═════ COLLECTED MATERIAL ═════

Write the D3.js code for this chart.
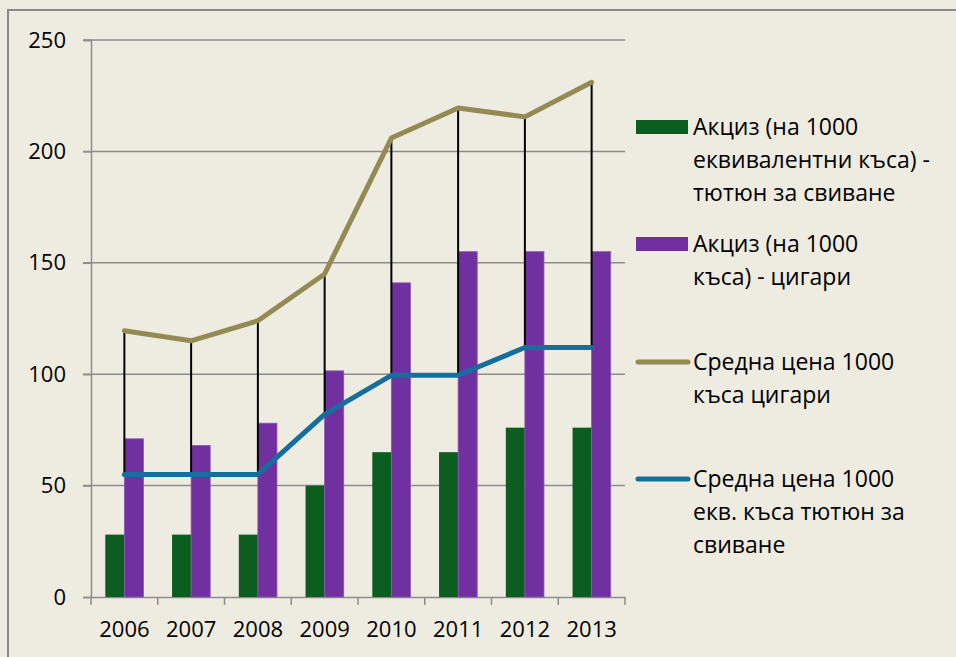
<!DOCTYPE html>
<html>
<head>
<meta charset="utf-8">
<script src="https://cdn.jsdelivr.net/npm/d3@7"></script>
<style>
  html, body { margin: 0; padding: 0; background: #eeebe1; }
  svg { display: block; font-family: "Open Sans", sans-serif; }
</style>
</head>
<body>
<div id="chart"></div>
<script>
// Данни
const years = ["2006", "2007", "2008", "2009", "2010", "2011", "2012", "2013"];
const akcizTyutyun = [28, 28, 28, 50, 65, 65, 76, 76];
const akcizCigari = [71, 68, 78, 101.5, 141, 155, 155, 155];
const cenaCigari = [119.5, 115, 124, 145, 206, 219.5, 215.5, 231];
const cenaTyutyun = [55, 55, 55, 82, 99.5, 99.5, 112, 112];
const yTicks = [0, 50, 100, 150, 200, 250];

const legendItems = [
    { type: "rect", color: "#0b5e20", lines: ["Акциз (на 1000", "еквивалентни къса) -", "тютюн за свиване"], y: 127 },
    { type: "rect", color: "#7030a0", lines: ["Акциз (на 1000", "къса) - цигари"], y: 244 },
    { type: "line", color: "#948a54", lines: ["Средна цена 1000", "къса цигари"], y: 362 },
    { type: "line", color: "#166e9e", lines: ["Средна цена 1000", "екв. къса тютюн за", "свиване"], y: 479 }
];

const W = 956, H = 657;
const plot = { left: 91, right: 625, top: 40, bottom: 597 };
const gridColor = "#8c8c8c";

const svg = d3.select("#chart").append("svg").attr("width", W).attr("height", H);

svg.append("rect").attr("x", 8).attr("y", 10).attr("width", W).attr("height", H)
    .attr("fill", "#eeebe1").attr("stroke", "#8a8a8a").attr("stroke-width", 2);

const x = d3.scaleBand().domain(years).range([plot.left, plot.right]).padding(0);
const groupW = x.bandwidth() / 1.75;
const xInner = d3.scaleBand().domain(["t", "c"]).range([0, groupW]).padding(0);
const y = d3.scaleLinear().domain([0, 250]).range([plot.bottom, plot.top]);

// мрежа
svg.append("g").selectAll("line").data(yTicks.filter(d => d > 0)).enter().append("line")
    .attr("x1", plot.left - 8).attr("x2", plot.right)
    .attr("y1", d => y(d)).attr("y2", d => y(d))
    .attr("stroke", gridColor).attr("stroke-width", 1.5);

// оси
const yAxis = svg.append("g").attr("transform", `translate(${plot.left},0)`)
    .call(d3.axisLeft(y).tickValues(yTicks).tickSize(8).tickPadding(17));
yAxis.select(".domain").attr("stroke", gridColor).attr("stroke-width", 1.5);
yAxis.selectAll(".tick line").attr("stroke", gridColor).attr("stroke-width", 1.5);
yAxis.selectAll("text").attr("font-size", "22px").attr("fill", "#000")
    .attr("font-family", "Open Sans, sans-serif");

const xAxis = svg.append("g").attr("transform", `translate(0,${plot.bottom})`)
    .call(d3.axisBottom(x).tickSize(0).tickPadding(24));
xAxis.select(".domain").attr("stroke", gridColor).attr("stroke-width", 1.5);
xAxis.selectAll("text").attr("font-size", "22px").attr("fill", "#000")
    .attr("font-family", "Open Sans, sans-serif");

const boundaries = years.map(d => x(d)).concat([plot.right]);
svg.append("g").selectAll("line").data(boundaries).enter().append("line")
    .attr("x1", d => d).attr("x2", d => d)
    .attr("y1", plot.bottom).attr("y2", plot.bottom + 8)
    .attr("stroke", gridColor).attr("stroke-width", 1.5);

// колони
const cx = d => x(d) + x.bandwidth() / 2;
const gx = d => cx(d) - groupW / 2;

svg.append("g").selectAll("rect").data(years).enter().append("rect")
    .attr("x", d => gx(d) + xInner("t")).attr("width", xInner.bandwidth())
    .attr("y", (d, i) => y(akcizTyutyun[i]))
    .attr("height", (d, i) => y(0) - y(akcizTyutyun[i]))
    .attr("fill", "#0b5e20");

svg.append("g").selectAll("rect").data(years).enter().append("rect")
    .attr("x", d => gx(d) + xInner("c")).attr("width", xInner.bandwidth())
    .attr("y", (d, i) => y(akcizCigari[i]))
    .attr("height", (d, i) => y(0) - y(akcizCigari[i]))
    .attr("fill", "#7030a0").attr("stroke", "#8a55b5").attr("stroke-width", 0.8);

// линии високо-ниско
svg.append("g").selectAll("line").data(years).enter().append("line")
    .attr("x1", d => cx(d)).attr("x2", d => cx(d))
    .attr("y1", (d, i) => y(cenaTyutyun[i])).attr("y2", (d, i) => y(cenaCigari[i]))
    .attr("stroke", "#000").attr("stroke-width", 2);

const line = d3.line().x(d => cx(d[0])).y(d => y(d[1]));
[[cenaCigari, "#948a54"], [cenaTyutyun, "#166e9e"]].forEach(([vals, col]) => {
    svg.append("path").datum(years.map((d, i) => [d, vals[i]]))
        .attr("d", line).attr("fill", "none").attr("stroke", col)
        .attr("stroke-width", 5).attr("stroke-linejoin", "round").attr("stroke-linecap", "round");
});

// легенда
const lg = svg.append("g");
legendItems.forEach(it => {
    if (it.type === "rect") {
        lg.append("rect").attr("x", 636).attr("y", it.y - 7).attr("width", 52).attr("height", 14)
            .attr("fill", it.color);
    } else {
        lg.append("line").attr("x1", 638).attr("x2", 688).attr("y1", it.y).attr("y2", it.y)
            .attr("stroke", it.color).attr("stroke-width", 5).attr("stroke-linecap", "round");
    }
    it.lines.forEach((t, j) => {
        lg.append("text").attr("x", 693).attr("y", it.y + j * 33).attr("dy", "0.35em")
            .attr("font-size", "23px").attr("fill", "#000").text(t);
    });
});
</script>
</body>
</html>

═════

From the material above, reproduce everything verbatim except the pictures.

## FINISHED EXERCISE
Write the D3.js code for this chart.
<!DOCTYPE html>
<html>
<head>
<meta charset="utf-8">
<script src="https://cdn.jsdelivr.net/npm/d3@7"></script>
<style>
  html, body { margin: 0; padding: 0; background: #eeebe1; }
  svg { display: block; font-family: "Open Sans", sans-serif; }
</style>
</head>
<body>
<div id="chart"></div>
<script>
// Данни
const years = ["2006", "2007", "2008", "2009", "2010", "2011", "2012", "2013"];
const akcizTyutyun = [28, 28, 28, 50, 65, 65, 76, 76];
const akcizCigari = [71, 68, 78, 101.5, 141, 155, 155, 155];
const cenaCigari = [119.5, 115, 124, 145, 206, 219.5, 215.5, 231];
const cenaTyutyun = [55, 55, 55, 82, 99.5, 99.5, 112, 112];
const yTicks = [0, 50, 100, 150, 200, 250];

const legendItems = [
    { type: "rect", color: "#0b5e20", lines: ["Акциз (на 1000", "еквивалентни къса) -", "тютюн за свиване"], y: 127 },
    { type: "rect", color: "#7030a0", lines: ["Акциз (на 1000", "къса) - цигари"], y: 244 },
    { type: "line", color: "#948a54", lines: ["Средна цена 1000", "къса цигари"], y: 362 },
    { type: "line", color: "#166e9e", lines: ["Средна цена 1000", "екв. къса тютюн за", "свиване"], y: 479 }
];

const W = 956, H = 657;
const plot = { left: 91, right: 625, top: 40, bottom: 597 };
const gridColor = "#8c8c8c";

const svg = d3.select("#chart").append("svg").attr("width", W).attr("height", H);

svg.append("rect").attr("x", 8).attr("y", 10).attr("width", W).attr("height", H)
    .attr("fill", "#eeebe1").attr("stroke", "#8a8a8a").attr("stroke-width", 2);

const x = d3.scaleBand().domain(years).range([plot.left, plot.right]).padding(0);
const groupW = x.bandwidth() / 1.75;
const xInner = d3.scaleBand().domain(["t", "c"]).range([0, groupW]).padding(0);
const y = d3.scaleLinear().domain([0, 250]).range([plot.bottom, plot.top]);

// мрежа
svg.append("g").selectAll("line").data(yTicks.filter(d => d > 0)).enter().append("line")
    .attr("x1", plot.left - 8).attr("x2", plot.right)
    .attr("y1", d => y(d)).attr("y2", d => y(d))
    .attr("stroke", gridColor).attr("stroke-width", 1.5);

// оси
const yAxis = svg.append("g").attr("transform", `translate(${plot.left},0)`)
    .call(d3.axisLeft(y).tickValues(yTicks).tickSize(8).tickPadding(17));
yAxis.select(".domain").attr("stroke", gridColor).attr("stroke-width", 1.5);
yAxis.selectAll(".tick line").attr("stroke", gridColor).attr("stroke-width", 1.5);
yAxis.selectAll("text").attr("font-size", "22px").attr("fill", "#000")
    .attr("font-family", "Open Sans, sans-serif");

const xAxis = svg.append("g").attr("transform", `translate(0,${plot.bottom})`)
    .call(d3.axisBottom(x).tickSize(0).tickPadding(24));
xAxis.select(".domain").attr("stroke", gridColor).attr("stroke-width", 1.5);
xAxis.selectAll("text").attr("font-size", "22px").attr("fill", "#000")
    .attr("font-family", "Open Sans, sans-serif");

const boundaries = years.map(d => x(d)).concat([plot.right]);
svg.append("g").selectAll("line").data(boundaries).enter().append("line")
    .attr("x1", d => d).attr("x2", d => d)
    .attr("y1", plot.bottom).attr("y2", plot.bottom + 8)
    .attr("stroke", gridColor).attr("stroke-width", 1.5);

// колони
const cx = d => x(d) + x.bandwidth() / 2;
const gx = d => cx(d) - groupW / 2;

svg.append("g").selectAll("rect").data(years).enter().append("rect")
    .attr("x", d => gx(d) + xInner("t")).attr("width", xInner.bandwidth())
    .attr("y", (d, i) => y(akcizTyutyun[i]))
    .attr("height", (d, i) => y(0) - y(akcizTyutyun[i]))
    .attr("fill", "#0b5e20");

svg.append("g").selectAll("rect").data(years).enter().append("rect")
    .attr("x", d => gx(d) + xInner("c")).attr("width", xInner.bandwidth())
    .attr("y", (d, i) => y(akcizCigari[i]))
    .attr("height", (d, i) => y(0) - y(akcizCigari[i]))
    .attr("fill", "#7030a0").attr("stroke", "#8a55b5").attr("stroke-width", 0.8);

// линии високо-ниско
svg.append("g").selectAll("line").data(years).enter().append("line")
    .attr("x1", d => cx(d)).attr("x2", d => cx(d))
    .attr("y1", (d, i) => y(cenaTyutyun[i])).attr("y2", (d, i) => y(cenaCigari[i]))
    .attr("stroke", "#000").attr("stroke-width", 2);

const line = d3.line().x(d => cx(d[0])).y(d => y(d[1]));
[[cenaCigari, "#948a54"], [cenaTyutyun, "#166e9e"]].forEach(([vals, col]) => {
    svg.append("path").datum(years.map((d, i) => [d, vals[i]]))
        .attr("d", line).attr("fill", "none").attr("stroke", col)
        .attr("stroke-width", 5).attr("stroke-linejoin", "round").attr("stroke-linecap", "round");
});

// легенда
const lg = svg.append("g");
legendItems.forEach(it => {
    if (it.type === "rect") {
        lg.append("rect").attr("x", 636).attr("y", it.y - 7).attr("width", 52).attr("height", 14)
            .attr("fill", it.color);
    } else {
        lg.append("line").attr("x1", 638).attr("x2", 688).attr("y1", it.y).attr("y2", it.y)
            .attr("stroke", it.color).attr("stroke-width", 5).attr("stroke-linecap", "round");
    }
    it.lines.forEach((t, j) => {
        lg.append("text").attr("x", 693).attr("y", it.y + j * 33).attr("dy", "0.35em")
            .attr("font-size", "23px").attr("fill", "#000").text(t);
    });
});
</script>
</body>
</html>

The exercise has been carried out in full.